# PROBLEM TO SOLVE
Begin at the first line of the data and copy each line through the one containing "from matplotlib.patches import Rectangle", that line included, with no pictures.

══════════════════════════════

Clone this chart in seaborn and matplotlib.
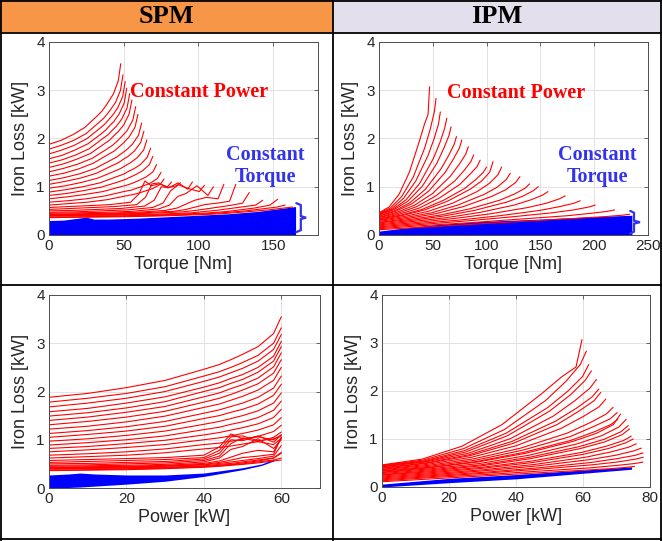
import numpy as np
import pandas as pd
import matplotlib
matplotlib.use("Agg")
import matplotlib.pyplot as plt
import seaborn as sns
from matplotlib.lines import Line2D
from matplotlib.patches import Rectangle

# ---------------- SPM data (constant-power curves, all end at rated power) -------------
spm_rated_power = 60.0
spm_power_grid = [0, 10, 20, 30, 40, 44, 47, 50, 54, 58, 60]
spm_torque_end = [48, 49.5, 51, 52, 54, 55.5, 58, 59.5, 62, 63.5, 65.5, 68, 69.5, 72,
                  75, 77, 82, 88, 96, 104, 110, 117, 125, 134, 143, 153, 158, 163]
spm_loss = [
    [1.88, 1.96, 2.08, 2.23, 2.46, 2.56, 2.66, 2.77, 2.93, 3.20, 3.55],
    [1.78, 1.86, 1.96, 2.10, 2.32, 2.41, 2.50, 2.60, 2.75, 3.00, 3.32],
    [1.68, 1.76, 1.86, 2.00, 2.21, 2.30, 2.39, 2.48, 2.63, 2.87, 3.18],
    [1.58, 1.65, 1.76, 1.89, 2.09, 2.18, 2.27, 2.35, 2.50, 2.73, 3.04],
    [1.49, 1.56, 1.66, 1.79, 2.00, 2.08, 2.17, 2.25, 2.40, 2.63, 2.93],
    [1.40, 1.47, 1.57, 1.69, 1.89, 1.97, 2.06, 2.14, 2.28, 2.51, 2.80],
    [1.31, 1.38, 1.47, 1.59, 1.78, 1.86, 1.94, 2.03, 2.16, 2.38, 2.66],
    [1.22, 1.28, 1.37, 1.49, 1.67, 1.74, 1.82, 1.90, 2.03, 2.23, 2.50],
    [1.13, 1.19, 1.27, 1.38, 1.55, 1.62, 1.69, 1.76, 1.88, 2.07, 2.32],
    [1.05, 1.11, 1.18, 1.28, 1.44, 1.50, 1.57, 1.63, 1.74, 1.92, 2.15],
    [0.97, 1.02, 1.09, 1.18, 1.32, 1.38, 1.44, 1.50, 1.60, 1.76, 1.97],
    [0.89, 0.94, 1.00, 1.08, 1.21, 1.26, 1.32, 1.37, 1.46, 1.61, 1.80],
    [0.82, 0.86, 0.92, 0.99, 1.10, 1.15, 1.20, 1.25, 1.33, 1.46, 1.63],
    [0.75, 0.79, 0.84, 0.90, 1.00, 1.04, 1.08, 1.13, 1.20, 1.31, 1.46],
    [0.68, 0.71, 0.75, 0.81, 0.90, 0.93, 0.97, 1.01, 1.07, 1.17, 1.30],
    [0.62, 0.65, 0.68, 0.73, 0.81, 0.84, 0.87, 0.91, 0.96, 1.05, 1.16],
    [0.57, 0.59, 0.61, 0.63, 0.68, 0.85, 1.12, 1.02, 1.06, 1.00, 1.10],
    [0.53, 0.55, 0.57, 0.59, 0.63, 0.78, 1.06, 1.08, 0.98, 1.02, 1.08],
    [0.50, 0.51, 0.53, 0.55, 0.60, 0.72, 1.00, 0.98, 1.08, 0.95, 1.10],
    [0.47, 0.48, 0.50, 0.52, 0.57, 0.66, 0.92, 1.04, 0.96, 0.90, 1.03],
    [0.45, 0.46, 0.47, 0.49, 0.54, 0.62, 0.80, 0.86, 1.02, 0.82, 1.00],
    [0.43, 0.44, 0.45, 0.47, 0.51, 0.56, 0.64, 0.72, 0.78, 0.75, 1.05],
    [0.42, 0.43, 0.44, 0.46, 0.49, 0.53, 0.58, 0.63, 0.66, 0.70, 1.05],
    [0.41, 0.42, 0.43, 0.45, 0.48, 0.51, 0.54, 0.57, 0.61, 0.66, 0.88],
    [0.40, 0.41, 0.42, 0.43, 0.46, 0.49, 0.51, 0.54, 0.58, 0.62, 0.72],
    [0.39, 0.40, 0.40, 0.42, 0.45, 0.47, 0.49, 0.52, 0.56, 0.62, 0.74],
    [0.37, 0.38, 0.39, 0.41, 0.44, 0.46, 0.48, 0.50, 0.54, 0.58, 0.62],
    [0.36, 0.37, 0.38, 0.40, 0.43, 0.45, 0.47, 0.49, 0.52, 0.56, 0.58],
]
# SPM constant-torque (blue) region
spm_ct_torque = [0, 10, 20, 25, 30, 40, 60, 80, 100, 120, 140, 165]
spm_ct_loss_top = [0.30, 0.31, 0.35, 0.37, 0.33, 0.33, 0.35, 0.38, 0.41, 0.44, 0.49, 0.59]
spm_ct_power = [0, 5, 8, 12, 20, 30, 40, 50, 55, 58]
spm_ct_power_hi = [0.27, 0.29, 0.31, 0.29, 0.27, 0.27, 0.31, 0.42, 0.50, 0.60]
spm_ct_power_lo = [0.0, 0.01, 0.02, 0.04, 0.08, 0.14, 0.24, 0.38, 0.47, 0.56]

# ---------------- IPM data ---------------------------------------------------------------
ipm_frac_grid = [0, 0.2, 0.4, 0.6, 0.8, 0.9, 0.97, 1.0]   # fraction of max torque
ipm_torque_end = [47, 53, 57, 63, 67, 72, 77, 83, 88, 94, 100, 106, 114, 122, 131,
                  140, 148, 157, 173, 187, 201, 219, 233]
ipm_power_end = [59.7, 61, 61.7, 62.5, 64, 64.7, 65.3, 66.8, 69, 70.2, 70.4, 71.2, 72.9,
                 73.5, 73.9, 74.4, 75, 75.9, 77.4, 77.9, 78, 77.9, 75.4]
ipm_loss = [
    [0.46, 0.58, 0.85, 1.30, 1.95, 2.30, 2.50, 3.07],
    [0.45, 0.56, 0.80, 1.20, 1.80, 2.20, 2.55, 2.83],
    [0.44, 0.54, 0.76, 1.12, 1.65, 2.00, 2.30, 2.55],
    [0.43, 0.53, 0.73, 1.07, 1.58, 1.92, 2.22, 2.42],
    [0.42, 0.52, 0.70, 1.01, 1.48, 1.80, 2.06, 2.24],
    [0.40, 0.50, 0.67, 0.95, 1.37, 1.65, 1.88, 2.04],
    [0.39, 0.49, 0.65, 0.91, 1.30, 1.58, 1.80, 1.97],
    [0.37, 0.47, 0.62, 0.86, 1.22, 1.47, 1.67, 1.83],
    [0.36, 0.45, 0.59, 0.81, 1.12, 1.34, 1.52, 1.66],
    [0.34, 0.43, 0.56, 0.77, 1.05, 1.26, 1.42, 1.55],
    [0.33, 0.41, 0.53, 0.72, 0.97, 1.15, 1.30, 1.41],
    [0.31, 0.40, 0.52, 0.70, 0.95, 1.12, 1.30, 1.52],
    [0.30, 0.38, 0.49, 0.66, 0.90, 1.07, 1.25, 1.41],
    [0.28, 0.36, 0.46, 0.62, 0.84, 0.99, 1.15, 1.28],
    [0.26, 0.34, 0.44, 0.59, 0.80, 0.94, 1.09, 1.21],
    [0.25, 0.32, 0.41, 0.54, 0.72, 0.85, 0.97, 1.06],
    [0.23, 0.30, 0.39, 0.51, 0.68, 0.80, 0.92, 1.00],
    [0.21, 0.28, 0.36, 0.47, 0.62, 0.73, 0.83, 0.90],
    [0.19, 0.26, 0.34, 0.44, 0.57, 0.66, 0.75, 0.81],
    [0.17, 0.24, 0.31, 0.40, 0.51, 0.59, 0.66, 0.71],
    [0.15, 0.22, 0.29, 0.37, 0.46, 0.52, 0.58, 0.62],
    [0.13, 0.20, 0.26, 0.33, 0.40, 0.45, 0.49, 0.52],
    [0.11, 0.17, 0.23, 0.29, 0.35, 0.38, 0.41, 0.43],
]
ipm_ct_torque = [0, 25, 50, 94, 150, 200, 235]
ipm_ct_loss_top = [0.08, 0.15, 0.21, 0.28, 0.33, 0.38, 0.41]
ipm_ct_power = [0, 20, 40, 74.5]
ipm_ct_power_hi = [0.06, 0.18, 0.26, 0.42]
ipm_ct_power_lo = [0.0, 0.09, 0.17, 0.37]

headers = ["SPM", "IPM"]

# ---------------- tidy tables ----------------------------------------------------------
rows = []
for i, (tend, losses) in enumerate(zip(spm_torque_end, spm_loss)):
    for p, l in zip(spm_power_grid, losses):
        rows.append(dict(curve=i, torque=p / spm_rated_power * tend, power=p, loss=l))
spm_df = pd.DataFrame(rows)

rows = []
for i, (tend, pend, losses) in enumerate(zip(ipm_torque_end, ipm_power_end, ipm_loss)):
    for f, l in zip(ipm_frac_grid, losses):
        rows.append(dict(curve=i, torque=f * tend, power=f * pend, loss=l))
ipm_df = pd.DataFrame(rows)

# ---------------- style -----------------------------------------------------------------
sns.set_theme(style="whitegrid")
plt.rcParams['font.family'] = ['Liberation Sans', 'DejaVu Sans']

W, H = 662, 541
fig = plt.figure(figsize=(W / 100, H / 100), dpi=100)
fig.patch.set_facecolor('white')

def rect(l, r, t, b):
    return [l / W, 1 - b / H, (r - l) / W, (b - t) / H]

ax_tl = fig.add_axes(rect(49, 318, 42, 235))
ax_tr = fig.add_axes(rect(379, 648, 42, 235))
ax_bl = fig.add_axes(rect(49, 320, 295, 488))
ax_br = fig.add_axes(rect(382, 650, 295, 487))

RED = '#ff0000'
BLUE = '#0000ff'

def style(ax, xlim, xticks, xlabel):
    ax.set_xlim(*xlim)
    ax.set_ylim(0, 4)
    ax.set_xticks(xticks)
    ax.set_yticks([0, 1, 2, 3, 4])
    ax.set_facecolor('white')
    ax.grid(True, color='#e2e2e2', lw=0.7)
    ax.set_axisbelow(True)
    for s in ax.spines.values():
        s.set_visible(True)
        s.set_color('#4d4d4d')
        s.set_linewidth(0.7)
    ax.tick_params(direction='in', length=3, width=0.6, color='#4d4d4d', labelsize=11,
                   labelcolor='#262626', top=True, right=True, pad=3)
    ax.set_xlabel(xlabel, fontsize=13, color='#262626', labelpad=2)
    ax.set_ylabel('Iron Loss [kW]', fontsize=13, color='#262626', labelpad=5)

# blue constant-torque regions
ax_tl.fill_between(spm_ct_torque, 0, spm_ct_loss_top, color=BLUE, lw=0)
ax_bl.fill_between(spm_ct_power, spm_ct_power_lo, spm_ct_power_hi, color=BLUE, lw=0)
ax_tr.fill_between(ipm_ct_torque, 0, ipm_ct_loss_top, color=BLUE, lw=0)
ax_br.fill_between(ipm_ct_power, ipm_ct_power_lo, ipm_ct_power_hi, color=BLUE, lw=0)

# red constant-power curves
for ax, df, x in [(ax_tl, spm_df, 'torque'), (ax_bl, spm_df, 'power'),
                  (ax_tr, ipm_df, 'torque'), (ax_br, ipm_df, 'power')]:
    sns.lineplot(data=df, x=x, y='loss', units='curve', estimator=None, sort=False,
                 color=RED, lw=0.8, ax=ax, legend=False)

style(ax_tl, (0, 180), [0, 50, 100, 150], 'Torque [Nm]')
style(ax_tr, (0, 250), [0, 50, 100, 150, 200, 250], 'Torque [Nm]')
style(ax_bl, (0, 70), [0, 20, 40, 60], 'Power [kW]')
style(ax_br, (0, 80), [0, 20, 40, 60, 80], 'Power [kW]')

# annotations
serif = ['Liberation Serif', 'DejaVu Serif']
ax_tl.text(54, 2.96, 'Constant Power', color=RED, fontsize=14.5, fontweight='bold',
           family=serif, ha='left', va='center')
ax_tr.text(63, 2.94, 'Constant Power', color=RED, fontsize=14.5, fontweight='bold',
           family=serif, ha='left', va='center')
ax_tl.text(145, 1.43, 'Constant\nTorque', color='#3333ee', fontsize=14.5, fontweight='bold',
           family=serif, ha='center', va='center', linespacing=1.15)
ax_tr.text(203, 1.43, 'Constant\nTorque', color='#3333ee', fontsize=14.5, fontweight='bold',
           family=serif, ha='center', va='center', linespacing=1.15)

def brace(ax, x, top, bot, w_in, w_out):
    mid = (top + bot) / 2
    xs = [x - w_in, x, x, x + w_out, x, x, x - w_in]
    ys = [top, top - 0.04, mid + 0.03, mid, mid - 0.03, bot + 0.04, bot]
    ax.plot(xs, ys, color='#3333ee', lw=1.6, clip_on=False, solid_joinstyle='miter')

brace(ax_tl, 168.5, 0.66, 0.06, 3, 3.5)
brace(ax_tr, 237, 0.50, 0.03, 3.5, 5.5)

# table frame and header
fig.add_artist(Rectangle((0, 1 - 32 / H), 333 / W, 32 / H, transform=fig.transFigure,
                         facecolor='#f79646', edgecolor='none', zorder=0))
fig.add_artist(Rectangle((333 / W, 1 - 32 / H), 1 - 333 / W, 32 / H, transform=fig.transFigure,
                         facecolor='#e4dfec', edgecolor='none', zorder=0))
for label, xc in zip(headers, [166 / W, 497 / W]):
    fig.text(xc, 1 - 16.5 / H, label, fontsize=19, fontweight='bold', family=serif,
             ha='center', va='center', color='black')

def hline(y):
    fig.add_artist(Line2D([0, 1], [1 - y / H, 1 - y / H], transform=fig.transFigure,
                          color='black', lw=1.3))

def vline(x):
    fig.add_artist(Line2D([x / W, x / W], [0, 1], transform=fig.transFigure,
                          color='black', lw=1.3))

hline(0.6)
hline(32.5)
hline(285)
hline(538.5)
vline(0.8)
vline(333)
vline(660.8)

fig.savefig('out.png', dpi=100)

══════════════════════════════

# EXERCISE RESPONSE
Clone this chart in seaborn and matplotlib.
import numpy as np
import pandas as pd
import matplotlib
matplotlib.use("Agg")
import matplotlib.pyplot as plt
import seaborn as sns
from matplotlib.lines import Line2D
from matplotlib.patches import Rectangle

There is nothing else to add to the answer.